The trapeze was first. All the kids done, they looked at me and didn't give me an out. Not that I really wanted it. The waist harness was tight, but not connected to a thing as I climbed up the ladder with sweaty feet and palms. Halfway up, I forgot my sense, and looked down. I assessed the fact that I was hitched to nothing, that there was no net below the ladder, I had little upper body strength, and that my sweaty feet could slip any moment. Yells of encouragement and a camera clicking its way toward me pushed me forward. A quick instruction on how to make that 30 foot drop was given to deaf ears.
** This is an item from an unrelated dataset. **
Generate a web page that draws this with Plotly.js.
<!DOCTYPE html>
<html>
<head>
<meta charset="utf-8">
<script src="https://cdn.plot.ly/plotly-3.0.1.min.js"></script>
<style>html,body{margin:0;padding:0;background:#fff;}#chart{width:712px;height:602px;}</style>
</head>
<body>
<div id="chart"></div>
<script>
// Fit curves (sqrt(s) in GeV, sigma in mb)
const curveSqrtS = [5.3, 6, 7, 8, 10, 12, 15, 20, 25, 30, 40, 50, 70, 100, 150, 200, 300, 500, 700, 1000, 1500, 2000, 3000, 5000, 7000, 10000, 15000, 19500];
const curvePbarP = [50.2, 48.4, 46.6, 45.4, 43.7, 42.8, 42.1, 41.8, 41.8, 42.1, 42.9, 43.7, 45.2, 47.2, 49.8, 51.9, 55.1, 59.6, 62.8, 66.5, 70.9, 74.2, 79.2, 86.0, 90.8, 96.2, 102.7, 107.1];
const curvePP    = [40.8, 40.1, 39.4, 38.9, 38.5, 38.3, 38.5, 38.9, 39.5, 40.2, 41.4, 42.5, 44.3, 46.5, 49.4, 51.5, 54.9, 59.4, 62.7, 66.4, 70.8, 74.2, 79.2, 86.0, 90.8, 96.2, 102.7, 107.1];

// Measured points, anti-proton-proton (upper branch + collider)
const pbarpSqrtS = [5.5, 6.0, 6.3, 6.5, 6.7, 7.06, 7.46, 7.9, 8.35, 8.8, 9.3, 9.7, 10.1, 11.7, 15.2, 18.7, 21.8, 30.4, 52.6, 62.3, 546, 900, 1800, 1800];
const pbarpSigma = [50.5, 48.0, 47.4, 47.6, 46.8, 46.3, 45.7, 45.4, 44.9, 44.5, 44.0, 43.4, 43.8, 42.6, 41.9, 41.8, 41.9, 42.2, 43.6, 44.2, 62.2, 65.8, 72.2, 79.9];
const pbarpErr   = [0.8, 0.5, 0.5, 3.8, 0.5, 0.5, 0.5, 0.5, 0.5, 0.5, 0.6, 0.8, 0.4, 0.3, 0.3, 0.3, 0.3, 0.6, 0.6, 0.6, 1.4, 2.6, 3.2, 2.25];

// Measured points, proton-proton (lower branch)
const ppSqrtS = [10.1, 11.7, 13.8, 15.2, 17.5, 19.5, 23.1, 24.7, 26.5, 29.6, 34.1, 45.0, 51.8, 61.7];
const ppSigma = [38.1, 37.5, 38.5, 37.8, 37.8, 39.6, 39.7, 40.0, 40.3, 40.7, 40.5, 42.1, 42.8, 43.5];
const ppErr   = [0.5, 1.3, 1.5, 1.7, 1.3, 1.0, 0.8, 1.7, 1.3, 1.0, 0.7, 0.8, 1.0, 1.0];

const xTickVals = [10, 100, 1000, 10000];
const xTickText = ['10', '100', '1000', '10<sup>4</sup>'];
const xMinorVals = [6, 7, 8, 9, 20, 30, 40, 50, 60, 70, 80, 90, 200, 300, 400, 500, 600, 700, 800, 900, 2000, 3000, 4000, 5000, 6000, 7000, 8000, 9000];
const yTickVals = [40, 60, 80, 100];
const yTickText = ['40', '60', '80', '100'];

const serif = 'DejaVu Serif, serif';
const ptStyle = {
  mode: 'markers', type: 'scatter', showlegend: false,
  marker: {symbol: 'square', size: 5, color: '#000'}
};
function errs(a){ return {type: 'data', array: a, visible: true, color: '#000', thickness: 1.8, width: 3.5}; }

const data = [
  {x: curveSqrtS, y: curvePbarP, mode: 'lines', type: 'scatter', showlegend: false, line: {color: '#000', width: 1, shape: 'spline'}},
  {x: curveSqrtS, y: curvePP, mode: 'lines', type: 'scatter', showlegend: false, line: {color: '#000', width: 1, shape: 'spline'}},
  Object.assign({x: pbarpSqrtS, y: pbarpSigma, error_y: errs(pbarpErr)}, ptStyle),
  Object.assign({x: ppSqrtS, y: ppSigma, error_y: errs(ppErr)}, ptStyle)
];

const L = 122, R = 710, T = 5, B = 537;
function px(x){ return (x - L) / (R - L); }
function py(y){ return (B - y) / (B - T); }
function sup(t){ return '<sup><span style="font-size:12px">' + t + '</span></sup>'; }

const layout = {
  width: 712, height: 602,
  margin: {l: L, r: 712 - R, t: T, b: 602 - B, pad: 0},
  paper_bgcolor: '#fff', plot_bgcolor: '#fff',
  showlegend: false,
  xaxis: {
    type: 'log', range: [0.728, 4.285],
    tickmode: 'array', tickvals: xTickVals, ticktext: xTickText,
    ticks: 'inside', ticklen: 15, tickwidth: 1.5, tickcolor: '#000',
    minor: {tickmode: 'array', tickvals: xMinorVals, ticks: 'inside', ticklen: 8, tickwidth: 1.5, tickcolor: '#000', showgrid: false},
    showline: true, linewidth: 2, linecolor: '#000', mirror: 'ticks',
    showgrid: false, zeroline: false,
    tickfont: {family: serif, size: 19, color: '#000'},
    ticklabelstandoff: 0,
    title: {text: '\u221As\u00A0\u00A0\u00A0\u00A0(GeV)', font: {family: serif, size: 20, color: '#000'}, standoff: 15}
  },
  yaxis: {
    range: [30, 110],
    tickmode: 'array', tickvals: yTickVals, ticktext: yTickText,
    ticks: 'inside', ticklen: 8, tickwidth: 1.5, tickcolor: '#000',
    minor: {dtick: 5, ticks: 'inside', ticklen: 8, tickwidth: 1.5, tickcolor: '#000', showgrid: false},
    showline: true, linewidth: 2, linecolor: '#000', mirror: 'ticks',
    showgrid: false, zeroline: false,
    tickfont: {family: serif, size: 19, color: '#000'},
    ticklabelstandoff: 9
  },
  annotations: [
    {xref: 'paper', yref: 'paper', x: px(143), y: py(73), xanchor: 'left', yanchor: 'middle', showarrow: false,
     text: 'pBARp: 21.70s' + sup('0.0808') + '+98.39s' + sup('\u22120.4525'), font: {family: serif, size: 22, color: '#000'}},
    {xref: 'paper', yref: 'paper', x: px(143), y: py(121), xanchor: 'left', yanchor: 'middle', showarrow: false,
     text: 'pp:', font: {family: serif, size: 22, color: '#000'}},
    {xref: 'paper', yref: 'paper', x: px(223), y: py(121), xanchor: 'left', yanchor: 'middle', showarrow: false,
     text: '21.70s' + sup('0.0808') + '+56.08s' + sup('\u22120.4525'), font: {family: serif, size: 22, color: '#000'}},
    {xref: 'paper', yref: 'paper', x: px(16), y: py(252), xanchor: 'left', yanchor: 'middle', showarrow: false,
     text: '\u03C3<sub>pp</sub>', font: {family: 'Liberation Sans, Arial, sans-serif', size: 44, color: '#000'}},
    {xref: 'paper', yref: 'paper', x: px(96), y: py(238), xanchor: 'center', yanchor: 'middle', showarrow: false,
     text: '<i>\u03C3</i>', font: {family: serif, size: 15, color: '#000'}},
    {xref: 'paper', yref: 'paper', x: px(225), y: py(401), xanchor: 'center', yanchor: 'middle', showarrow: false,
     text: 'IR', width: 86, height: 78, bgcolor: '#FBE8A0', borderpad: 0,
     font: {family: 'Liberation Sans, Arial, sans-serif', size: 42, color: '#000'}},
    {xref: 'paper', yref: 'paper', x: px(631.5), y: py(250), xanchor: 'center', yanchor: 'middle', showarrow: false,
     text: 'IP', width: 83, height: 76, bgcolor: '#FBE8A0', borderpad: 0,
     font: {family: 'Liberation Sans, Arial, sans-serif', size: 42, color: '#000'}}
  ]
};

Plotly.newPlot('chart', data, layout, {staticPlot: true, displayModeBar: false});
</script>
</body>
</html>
"All the way up," the smallish, muscular young man said, without a hint of encouragement. I clambered atop and held on to what I could find. Buckled in, I felt, at least, that I wasn't going to fall to my death, at least, not if the young man on the ground held me tight.

"How you feeling?", the man on the platform asked.

"Scared."

"Too late now." He said. Easy for him to say.

"Other hand." He commanded as I reached waaaaaaayyyy out for the bar.

"You are nuts," I thought, "I am bigger than you, if I slip just a bit, I fall, and you go with me. And you don't have a harness on."

Obediently, I reached my other hand out in the impossible position of butt tucked, arms stretched, his hand holding my harness so I didn't fall. At least, in hopes that he could actually hold my weight.

I felt a foot in my knees to bend them, and I realized that short instruction on the ground was a joke, because he wasn't giving me any choice on how I would make the free fall. "Hip" he called, and gave me a push, well, a shove.

A free fall on arms that I wasn't sure could hold my weight long. Swinging, remembering to keep toes pointed, because if I was going to go down, at least I wanted to look as graceful as possible.

"Hip" the command was called, and I fell, making a landing that would earn me a "2" on a scale of "10" if it were being judged. Massive cheers from the kids, as well as the teachers. A graceful somersault off the net, and I was done.

Trembling legs, and a shaky smile as I walked off with as much dignity as my shaking body would allow.

The rest of the day? I gave myself a headache doing far too many somersaults off the mini-trampoline, and the bouncing on the large trampoline sealed my fate. I am exhausted. I have had more lactic acid running through my body today than I have in more than a decade. I will pay for that fun, I know. But life, to me, is far more about the experience than it is about collecting stuff or gathering security around me.

Today I reminded myself that I was 48, and that 48 can be an incredibly exhilarating experience.